##### Data block

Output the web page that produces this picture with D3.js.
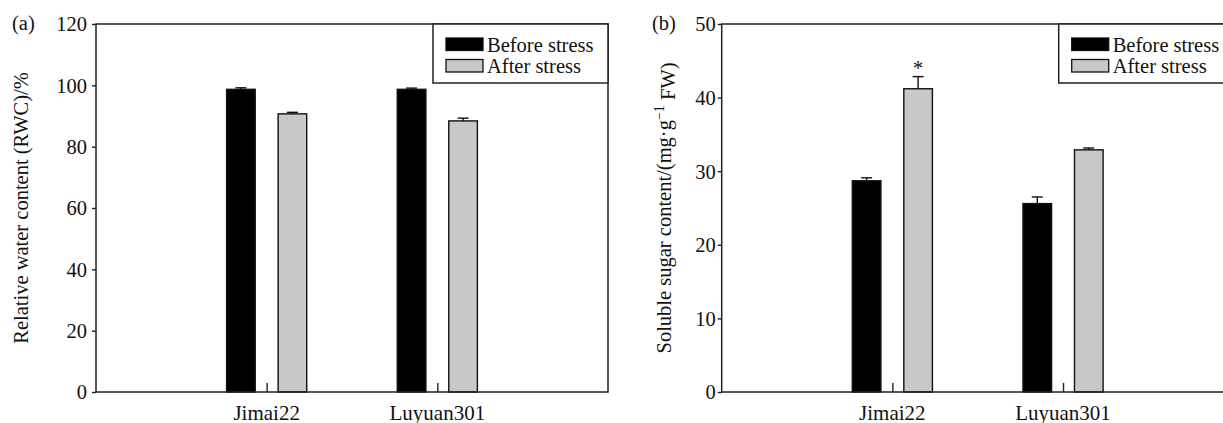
<!DOCTYPE html>
<html>
<head>
<meta charset="utf-8">
<script src="https://cdn.jsdelivr.net/npm/d3@7"></script>
<style>
  html, body { margin: 0; padding: 0; background: #fff; }
  svg { display: block; }
  text { font-family: "Liberation Serif", "Times New Roman", serif; fill: #111; }
</style>
</head>
<body>
<svg id="chart" width="1223" height="423"></svg>
<script>
// ---- data ----
const categories = ["Jimai22", "Luyuan301"];
const seriesNames = ["Before stress", "After stress"];
const seriesColors = ["#000000", "#c8c8c8"];

// panel (a) relative water content
const rwcBefore = [98.7, 98.7];
const rwcBeforeErr = [0.5, 0.4];
const rwcAfter = [90.7, 88.4];
const rwcAfterErr = [0.5, 0.9];
const rwcTicks = [0, 20, 40, 60, 80, 100, 120];

// panel (b) soluble sugar content
const sugarBefore = [28.7, 25.6];
const sugarBeforeErr = [0.4, 0.9];
const sugarAfter = [41.2, 32.9];
const sugarAfterErr = [1.65, 0.25];
const sugarTicks = [0, 10, 20, 30, 40, 50];
const sugarSignif = ["*", ""];

const svg = d3.select("#chart");

function drawPanel(opt) {
  const W = 512, H = 368;
  const g = svg.append("g").attr("transform", `translate(${opt.left},${opt.top})`);
  const x = d3.scaleLinear().domain([0, categories.length + 1]).range([0, W]);
  const sub = d3.scaleBand().domain(seriesNames).range([-40.75, 40.75]).paddingInner(0.4175);
  const y = d3.scaleLinear().domain([0, opt.max]).range([H, 0]);

  const series = [
    { name: seriesNames[0], vals: opt.before, errs: opt.beforeErr, color: seriesColors[0] },
    { name: seriesNames[1], vals: opt.after, errs: opt.afterErr, color: seriesColors[1] }
  ];
  series.forEach((s) => {
    const data = categories.map((c, i) => ({ c, i, v: s.vals[i], e: s.errs[i] }));
    const cx = d => x(d.i + 1) + sub(s.name) + sub.bandwidth() / 2;
    // error bars (upper only)
    const eg = g.append("g").attr("stroke", "#111").attr("stroke-width", 1.4);
    eg.selectAll("line.stem").data(data).join("line")
      .attr("x1", cx).attr("x2", cx)
      .attr("y1", d => y(d.v)).attr("y2", d => y(d.v + d.e));
    eg.selectAll("line.cap").data(data).join("line")
      .attr("x1", d => cx(d) - 5.5).attr("x2", d => cx(d) + 5.5)
      .attr("y1", d => y(d.v + d.e)).attr("y2", d => y(d.v + d.e));
    g.append("g").selectAll("rect").data(data).join("rect")
      .attr("x", d => x(d.i + 1) + sub(s.name) + 0.7)
      .attr("width", sub.bandwidth() - 1.4)
      .attr("y", d => y(d.v))
      .attr("height", d => y(0) - y(d.v))
      .attr("fill", s.color)
      .attr("stroke", "#111")
      .attr("stroke-width", 1.4);
  });

  // significance marks
  if (opt.signif) {
    g.append("g").selectAll("text")
      .data(categories.map((c, i) => ({ i, m: opt.signif[i], v: opt.after[i] + opt.afterErr[i] })))
      .join("text")
      .attr("x", d => x(d.i + 1) + sub(seriesNames[1]) + sub.bandwidth() / 2)
      .attr("y", d => y(d.v) - 2)
      .attr("text-anchor", "middle")
      .style("font-size", "21px")
      .text(d => d.m);
  }

  // frame
  g.append("rect").attr("x", 0).attr("y", 0).attr("width", W).attr("height", H)
    .attr("fill", "none").attr("stroke", "#222").attr("stroke-width", 1.5);

  // y axis
  const yAxis = g.append("g")
    .call(d3.axisLeft(y).tickValues(opt.ticks).tickSize(4).tickPadding(opt.tickPad).tickFormat(d3.format("d")));
  yAxis.select(".domain").remove();
  yAxis.selectAll(".tick line").attr("stroke", "#222").attr("stroke-width", 1.4);
  yAxis.selectAll(".tick text").style("font-size", "20.5px").style("font-family", "Liberation Serif, serif")
    .attr("fill", "#111").attr("dy", "0.34em");

  // x axis: inward ticks at category centres
  const xAxis = g.append("g").attr("transform", `translate(0,${H})`)
    .call(d3.axisBottom(x).tickValues(categories.map((c, i) => i + 1)).tickSize(-9).tickPadding(0).tickFormat(() => ""));
  xAxis.select(".domain").remove();
  xAxis.selectAll(".tick line").attr("stroke", "#222").attr("stroke-width", 1.4);
  g.append("g").selectAll("text").data(categories).join("text")
    .attr("x", (d, i) => x(i + 1))
    .attr("y", H + 27.5)
    .attr("text-anchor", "middle")
    .style("font-size", "21px")
    .text(d => d);

  // y label
  const yl = g.append("text")
    .attr("transform", `translate(${opt.ylabX},${H / 2}) rotate(-90)`)
    .attr("text-anchor", "middle")
    .style("font-size", "20.5px");
  opt.ylabel(yl);

  // panel tag
  svg.append("text").attr("x", opt.tagX).attr("y", 30).style("font-size", "20.5px").text(opt.tag);

  // legend
  const lg = g.append("g").attr("transform", `translate(${W - 175},0)`);
  lg.append("rect").attr("width", 175).attr("height", 59).attr("fill", "#fff")
    .attr("stroke", "#222").attr("stroke-width", 1.5);
  seriesNames.forEach((n, i) => {
    lg.append("rect").attr("x", 13).attr("y", 14 + i * 21.5).attr("width", 37).attr("height", 12.5)
      .attr("fill", seriesColors[i]).attr("stroke", "#111").attr("stroke-width", 1.3);
    lg.append("text").attr("x", 54).attr("y", 27.5 + i * 21.5).style("font-size", "20.5px").text(n);
  });
}

drawPanel({
  left: 96, top: 24, max: 120, ticks: rwcTicks, tickPad: 5,
  before: rwcBefore, beforeErr: rwcBeforeErr, after: rwcAfter, afterErr: rwcAfterErr,
  ylabX: -68, tag: "(a)", tagX: 12,
  ylabel: t => t.text("Relative water content (RWC)/%")
});

drawPanel({
  left: 721.7, top: 24, max: 50, ticks: sugarTicks, tickPad: 2,
  before: sugarBefore, beforeErr: sugarBeforeErr, after: sugarAfter, afterErr: sugarAfterErr,
  signif: sugarSignif,
  ylabX: -50.5, tag: "(b)", tagX: 652,
  ylabel: t => {
    t.append("tspan").text("Soluble sugar content/(mg·g");
    t.append("tspan").attr("dy", "-0.55em").style("font-size", "14px").text("−1");
    t.append("tspan").attr("dy", "0.55em").text(" FW)");
  }
});
</script>
</body>
</html>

##########

§ **Directive**:
Return all of the data exactly as written, and drop the pictures.

§ **Result for this task**:
Output the web page that produces this picture with D3.js.
<!DOCTYPE html>
<html>
<head>
<meta charset="utf-8">
<script src="https://cdn.jsdelivr.net/npm/d3@7"></script>
<style>
  html, body { margin: 0; padding: 0; background: #fff; }
  svg { display: block; }
  text { font-family: "Liberation Serif", "Times New Roman", serif; fill: #111; }
</style>
</head>
<body>
<svg id="chart" width="1223" height="423"></svg>
<script>
// ---- data ----
const categories = ["Jimai22", "Luyuan301"];
const seriesNames = ["Before stress", "After stress"];
const seriesColors = ["#000000", "#c8c8c8"];

// panel (a) relative water content
const rwcBefore = [98.7, 98.7];
const rwcBeforeErr = [0.5, 0.4];
const rwcAfter = [90.7, 88.4];
const rwcAfterErr = [0.5, 0.9];
const rwcTicks = [0, 20, 40, 60, 80, 100, 120];

// panel (b) soluble sugar content
const sugarBefore = [28.7, 25.6];
const sugarBeforeErr = [0.4, 0.9];
const sugarAfter = [41.2, 32.9];
const sugarAfterErr = [1.65, 0.25];
const sugarTicks = [0, 10, 20, 30, 40, 50];
const sugarSignif = ["*", ""];

const svg = d3.select("#chart");

function drawPanel(opt) {
  const W = 512, H = 368;
  const g = svg.append("g").attr("transform", `translate(${opt.left},${opt.top})`);
  const x = d3.scaleLinear().domain([0, categories.length + 1]).range([0, W]);
  const sub = d3.scaleBand().domain(seriesNames).range([-40.75, 40.75]).paddingInner(0.4175);
  const y = d3.scaleLinear().domain([0, opt.max]).range([H, 0]);

  const series = [
    { name: seriesNames[0], vals: opt.before, errs: opt.beforeErr, color: seriesColors[0] },
    { name: seriesNames[1], vals: opt.after, errs: opt.afterErr, color: seriesColors[1] }
  ];
  series.forEach((s) => {
    const data = categories.map((c, i) => ({ c, i, v: s.vals[i], e: s.errs[i] }));
    const cx = d => x(d.i + 1) + sub(s.name) + sub.bandwidth() / 2;
    // error bars (upper only)
    const eg = g.append("g").attr("stroke", "#111").attr("stroke-width", 1.4);
    eg.selectAll("line.stem").data(data).join("line")
      .attr("x1", cx).attr("x2", cx)
      .attr("y1", d => y(d.v)).attr("y2", d => y(d.v + d.e));
    eg.selectAll("line.cap").data(data).join("line")
      .attr("x1", d => cx(d) - 5.5).attr("x2", d => cx(d) + 5.5)
      .attr("y1", d => y(d.v + d.e)).attr("y2", d => y(d.v + d.e));
    g.append("g").selectAll("rect").data(data).join("rect")
      .attr("x", d => x(d.i + 1) + sub(s.name) + 0.7)
      .attr("width", sub.bandwidth() - 1.4)
      .attr("y", d => y(d.v))
      .attr("height", d => y(0) - y(d.v))
      .attr("fill", s.color)
      .attr("stroke", "#111")
      .attr("stroke-width", 1.4);
  });

  // significance marks
  if (opt.signif) {
    g.append("g").selectAll("text")
      .data(categories.map((c, i) => ({ i, m: opt.signif[i], v: opt.after[i] + opt.afterErr[i] })))
      .join("text")
      .attr("x", d => x(d.i + 1) + sub(seriesNames[1]) + sub.bandwidth() / 2)
      .attr("y", d => y(d.v) - 2)
      .attr("text-anchor", "middle")
      .style("font-size", "21px")
      .text(d => d.m);
  }

  // frame
  g.append("rect").attr("x", 0).attr("y", 0).attr("width", W).attr("height", H)
    .attr("fill", "none").attr("stroke", "#222").attr("stroke-width", 1.5);

  // y axis
  const yAxis = g.append("g")
    .call(d3.axisLeft(y).tickValues(opt.ticks).tickSize(4).tickPadding(opt.tickPad).tickFormat(d3.format("d")));
  yAxis.select(".domain").remove();
  yAxis.selectAll(".tick line").attr("stroke", "#222").attr("stroke-width", 1.4);
  yAxis.selectAll(".tick text").style("font-size", "20.5px").style("font-family", "Liberation Serif, serif")
    .attr("fill", "#111").attr("dy", "0.34em");

  // x axis: inward ticks at category centres
  const xAxis = g.append("g").attr("transform", `translate(0,${H})`)
    .call(d3.axisBottom(x).tickValues(categories.map((c, i) => i + 1)).tickSize(-9).tickPadding(0).tickFormat(() => ""));
  xAxis.select(".domain").remove();
  xAxis.selectAll(".tick line").attr("stroke", "#222").attr("stroke-width", 1.4);
  g.append("g").selectAll("text").data(categories).join("text")
    .attr("x", (d, i) => x(i + 1))
    .attr("y", H + 27.5)
    .attr("text-anchor", "middle")
    .style("font-size", "21px")
    .text(d => d);

  // y label
  const yl = g.append("text")
    .attr("transform", `translate(${opt.ylabX},${H / 2}) rotate(-90)`)
    .attr("text-anchor", "middle")
    .style("font-size", "20.5px");
  opt.ylabel(yl);

  // panel tag
  svg.append("text").attr("x", opt.tagX).attr("y", 30).style("font-size", "20.5px").text(opt.tag);

  // legend
  const lg = g.append("g").attr("transform", `translate(${W - 175},0)`);
  lg.append("rect").attr("width", 175).attr("height", 59).attr("fill", "#fff")
    .attr("stroke", "#222").attr("stroke-width", 1.5);
  seriesNames.forEach((n, i) => {
    lg.append("rect").attr("x", 13).attr("y", 14 + i * 21.5).attr("width", 37).attr("height", 12.5)
      .attr("fill", seriesColors[i]).attr("stroke", "#111").attr("stroke-width", 1.3);
    lg.append("text").attr("x", 54).attr("y", 27.5 + i * 21.5).style("font-size", "20.5px").text(n);
  });
}

drawPanel({
  left: 96, top: 24, max: 120, ticks: rwcTicks, tickPad: 5,
  before: rwcBefore, beforeErr: rwcBeforeErr, after: rwcAfter, afterErr: rwcAfterErr,
  ylabX: -68, tag: "(a)", tagX: 12,
  ylabel: t => t.text("Relative water content (RWC)/%")
});

drawPanel({
  left: 721.7, top: 24, max: 50, ticks: sugarTicks, tickPad: 2,
  before: sugarBefore, beforeErr: sugarBeforeErr, after: sugarAfter, afterErr: sugarAfterErr,
  signif: sugarSignif,
  ylabX: -50.5, tag: "(b)", tagX: 652,
  ylabel: t => {
    t.append("tspan").text("Soluble sugar content/(mg·g");
    t.append("tspan").attr("dy", "-0.55em").style("font-size", "14px").text("−1");
    t.append("tspan").attr("dy", "0.55em").text(" FW)");
  }
});
</script>
</body>
</html>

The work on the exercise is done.